Berlinale Bloggers 2019
A selfie film of everyday life in Naples
Agostino Ferrente’s “Selfie” received several minutes of applause. His documentary film about two Neapolitan youths is a successful experiment and also an extraordinary sociological document.
By Andrea D’Addio
On 4 September 2014, Davide Bifolco, a 15-year-old Neapolitan, was shot dead by police. Davide had no criminal record and had done nothing wrong. He was sitting behind two other youths on a scooter. When they failed to stop at a police roadblock, the police briefly chased through the streets of their neighbourhood, Rione Traiano, and eventually shot him. Firing at him was a mistake, admits the carabiniere who shot him – for which he was subsequently convicted of manslaughter. But that won’t assuage the grief of Davide’s family and friends and others who knew him.
This tragic event prompted Agostino Ferrente, one of Italy’s preeminent documentary filmmakers, to contact Davide’s friends.
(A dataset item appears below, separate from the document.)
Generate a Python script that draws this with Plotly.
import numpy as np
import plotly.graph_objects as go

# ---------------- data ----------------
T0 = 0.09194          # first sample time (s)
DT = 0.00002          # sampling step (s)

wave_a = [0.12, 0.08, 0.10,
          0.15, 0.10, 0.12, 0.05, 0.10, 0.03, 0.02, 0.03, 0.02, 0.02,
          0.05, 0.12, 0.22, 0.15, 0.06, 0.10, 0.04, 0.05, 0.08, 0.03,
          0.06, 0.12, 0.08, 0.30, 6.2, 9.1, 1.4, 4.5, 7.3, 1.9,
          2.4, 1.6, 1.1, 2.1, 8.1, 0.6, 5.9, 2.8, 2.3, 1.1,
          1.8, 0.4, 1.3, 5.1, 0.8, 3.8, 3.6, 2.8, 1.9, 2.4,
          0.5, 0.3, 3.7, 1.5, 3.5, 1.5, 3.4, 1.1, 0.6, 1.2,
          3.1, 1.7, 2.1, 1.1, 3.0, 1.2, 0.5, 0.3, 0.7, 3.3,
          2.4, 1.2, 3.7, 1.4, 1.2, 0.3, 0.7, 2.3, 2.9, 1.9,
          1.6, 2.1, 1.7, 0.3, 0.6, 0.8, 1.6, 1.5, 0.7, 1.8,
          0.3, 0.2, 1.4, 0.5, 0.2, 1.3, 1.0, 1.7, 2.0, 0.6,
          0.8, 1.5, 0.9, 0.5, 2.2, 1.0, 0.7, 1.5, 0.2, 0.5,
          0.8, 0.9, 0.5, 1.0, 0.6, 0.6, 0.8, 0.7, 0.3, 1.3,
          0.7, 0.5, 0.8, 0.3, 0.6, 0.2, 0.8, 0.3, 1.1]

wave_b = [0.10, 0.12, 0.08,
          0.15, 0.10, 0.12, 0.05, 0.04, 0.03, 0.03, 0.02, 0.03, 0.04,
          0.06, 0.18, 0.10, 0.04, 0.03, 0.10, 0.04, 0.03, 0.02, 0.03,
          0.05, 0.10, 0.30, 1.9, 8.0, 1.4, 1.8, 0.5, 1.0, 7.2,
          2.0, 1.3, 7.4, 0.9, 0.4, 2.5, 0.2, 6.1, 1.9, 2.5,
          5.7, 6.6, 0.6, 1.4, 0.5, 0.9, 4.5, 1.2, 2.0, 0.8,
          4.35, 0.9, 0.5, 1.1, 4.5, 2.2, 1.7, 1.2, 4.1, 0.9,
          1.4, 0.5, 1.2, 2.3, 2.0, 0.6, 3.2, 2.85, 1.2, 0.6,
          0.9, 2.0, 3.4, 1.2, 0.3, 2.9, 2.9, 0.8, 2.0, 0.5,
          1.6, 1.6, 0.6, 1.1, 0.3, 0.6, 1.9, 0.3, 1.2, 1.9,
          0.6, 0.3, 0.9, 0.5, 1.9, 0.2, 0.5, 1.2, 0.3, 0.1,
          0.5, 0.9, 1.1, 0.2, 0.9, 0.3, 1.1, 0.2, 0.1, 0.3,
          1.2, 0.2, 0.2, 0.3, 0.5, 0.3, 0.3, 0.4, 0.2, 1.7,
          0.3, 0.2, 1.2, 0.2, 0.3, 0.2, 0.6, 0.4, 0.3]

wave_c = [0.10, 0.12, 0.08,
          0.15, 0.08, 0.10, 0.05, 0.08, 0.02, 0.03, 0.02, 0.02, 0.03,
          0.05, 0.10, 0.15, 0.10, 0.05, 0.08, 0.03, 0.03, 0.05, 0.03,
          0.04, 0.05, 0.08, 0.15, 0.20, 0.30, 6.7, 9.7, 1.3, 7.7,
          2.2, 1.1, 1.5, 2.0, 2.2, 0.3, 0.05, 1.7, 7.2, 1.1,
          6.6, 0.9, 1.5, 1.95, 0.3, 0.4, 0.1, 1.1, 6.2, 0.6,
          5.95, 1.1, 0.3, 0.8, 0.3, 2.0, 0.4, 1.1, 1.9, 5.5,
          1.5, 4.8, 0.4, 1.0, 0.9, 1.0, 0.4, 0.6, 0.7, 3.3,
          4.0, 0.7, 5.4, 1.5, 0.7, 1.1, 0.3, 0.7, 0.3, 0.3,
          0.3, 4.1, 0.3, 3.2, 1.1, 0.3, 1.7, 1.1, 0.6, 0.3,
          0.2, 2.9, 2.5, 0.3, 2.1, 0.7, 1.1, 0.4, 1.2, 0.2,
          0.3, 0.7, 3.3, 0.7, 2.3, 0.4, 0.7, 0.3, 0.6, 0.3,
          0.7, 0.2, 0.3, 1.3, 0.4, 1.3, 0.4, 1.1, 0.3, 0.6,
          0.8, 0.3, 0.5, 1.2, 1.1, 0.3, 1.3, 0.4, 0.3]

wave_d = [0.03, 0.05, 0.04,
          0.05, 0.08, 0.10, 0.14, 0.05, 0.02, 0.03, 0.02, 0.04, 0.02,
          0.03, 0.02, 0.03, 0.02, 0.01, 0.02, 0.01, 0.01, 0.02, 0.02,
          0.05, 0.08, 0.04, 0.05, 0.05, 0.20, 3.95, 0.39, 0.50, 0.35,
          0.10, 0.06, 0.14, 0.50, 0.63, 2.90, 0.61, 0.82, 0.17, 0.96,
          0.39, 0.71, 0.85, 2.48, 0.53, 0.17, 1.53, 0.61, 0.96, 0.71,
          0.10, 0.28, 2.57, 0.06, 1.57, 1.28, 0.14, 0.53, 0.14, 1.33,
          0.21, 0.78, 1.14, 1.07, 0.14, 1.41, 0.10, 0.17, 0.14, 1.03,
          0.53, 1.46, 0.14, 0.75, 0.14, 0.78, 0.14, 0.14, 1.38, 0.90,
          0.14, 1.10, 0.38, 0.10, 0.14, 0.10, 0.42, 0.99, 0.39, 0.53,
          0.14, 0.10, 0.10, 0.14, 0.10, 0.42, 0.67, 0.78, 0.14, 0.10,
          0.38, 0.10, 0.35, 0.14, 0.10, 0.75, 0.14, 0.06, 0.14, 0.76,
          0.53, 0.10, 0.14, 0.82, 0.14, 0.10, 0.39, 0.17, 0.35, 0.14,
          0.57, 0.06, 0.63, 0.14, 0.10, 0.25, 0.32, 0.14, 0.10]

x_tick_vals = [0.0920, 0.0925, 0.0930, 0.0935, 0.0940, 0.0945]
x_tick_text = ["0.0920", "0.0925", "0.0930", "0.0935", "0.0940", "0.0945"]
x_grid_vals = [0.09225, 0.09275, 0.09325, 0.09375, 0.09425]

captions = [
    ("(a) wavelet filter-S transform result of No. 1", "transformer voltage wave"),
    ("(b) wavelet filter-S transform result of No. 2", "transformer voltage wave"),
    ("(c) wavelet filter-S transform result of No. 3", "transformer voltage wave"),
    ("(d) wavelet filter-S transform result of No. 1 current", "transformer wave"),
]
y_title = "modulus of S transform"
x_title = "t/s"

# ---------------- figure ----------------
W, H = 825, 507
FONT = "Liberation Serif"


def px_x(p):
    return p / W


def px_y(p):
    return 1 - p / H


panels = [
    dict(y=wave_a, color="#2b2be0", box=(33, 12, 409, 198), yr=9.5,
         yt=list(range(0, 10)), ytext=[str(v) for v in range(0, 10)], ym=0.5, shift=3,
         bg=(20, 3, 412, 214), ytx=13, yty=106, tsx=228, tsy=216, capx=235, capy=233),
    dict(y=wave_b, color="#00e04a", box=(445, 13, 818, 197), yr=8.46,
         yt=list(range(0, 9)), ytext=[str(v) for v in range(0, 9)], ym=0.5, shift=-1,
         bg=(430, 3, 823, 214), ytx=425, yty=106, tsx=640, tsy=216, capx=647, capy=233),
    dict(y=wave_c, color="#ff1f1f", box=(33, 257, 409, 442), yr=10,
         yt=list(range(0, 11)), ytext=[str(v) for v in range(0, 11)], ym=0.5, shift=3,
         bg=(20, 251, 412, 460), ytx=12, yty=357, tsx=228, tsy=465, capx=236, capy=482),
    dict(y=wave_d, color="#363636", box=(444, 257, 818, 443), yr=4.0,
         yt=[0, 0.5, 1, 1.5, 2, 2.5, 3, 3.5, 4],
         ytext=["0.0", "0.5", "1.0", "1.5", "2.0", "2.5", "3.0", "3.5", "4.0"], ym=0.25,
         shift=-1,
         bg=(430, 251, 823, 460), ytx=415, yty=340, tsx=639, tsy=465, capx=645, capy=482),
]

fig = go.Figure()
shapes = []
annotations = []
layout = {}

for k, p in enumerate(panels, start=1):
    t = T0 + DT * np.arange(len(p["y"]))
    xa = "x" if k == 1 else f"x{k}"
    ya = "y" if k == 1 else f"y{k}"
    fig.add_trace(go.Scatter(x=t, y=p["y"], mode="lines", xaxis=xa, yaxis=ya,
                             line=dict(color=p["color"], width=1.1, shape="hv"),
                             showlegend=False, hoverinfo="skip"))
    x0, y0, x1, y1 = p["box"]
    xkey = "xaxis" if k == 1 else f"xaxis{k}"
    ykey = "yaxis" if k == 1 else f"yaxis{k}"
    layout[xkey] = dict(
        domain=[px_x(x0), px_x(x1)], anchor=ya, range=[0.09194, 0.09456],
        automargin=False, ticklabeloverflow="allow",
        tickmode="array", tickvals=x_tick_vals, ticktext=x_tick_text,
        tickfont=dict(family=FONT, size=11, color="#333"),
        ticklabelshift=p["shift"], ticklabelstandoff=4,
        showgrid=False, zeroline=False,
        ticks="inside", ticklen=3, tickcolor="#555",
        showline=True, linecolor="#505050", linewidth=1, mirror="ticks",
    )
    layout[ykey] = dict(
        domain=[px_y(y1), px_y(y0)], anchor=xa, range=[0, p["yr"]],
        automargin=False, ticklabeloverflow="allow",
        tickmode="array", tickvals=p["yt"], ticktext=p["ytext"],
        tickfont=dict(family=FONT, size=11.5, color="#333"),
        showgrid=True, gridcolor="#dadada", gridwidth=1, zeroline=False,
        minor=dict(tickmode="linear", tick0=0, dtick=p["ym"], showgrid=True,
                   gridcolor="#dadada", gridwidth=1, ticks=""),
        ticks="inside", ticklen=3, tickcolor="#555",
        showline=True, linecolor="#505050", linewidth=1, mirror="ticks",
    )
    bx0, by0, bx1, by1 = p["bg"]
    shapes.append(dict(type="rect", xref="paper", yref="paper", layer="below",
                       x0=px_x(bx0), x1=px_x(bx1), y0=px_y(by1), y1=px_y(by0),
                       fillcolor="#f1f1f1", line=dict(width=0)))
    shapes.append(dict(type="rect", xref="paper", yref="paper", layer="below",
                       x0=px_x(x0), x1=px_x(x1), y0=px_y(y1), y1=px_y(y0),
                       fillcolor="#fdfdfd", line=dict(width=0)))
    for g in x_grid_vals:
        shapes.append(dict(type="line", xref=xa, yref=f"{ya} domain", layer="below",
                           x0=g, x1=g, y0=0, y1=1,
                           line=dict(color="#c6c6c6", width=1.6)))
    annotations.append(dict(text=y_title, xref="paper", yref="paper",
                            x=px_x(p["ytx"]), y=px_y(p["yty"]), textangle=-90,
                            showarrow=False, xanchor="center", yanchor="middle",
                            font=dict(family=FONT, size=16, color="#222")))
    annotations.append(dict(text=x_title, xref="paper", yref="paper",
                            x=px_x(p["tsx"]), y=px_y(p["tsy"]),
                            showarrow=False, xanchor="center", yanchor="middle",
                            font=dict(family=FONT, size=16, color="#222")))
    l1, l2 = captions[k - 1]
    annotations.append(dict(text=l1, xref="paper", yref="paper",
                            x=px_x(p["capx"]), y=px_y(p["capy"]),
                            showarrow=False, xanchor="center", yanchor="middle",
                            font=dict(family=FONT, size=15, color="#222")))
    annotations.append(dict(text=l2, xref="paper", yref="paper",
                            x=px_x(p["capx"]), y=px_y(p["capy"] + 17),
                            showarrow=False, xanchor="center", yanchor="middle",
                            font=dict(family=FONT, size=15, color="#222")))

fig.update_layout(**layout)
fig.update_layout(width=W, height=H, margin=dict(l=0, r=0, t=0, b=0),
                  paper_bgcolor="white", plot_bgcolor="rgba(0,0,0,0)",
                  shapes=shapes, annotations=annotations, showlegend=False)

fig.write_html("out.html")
He found Alessandro and Pietro and convinced them to tell the story – on camera – of their lives in this particularly run-down part of Naples. So as not to influence daily life for the youths and those around him through his presence, he equipped them with a smartphone and a selfie stick, thereby making them the directors of the film. This experiment produced compelling results.
Alessandro and Pietro's storyAlessandro and Pietro are both 16 years old and best friends. Alessandro works as a busboy at a bar, while Pietro has his sights set on becoming a barber, but can’t find any openings or even customers to practice on – except his father in the living room. Both are dropouts and they’re the only ones who believe the excuses they give for dropping out of school. And yet every day they try anew to give meaning to their existence: “Life as criminals is not for us,” they say. The two youths support each other. But they disagree on what to shoot: should they show the ubiquitous juvenile delinquency in their milieu or not? “We have to make a movie showing the best sides of our neighbourhood.” “No, we have to be realistic and cater to our viewers’ tastes: they expect a bit of spectacle.”
The exciting thing about this undertaking is that no matter what they decide, the interviews and monologues they record with the selfie stick also clearly show how hard it is for everyone in Naples, even the most motivated, to follow all the rules all the time. But if even someone like Davide Bifolco, who really tried to, ended up getting shot dead by a cop, how credible is a state that claims it wants to change this situation?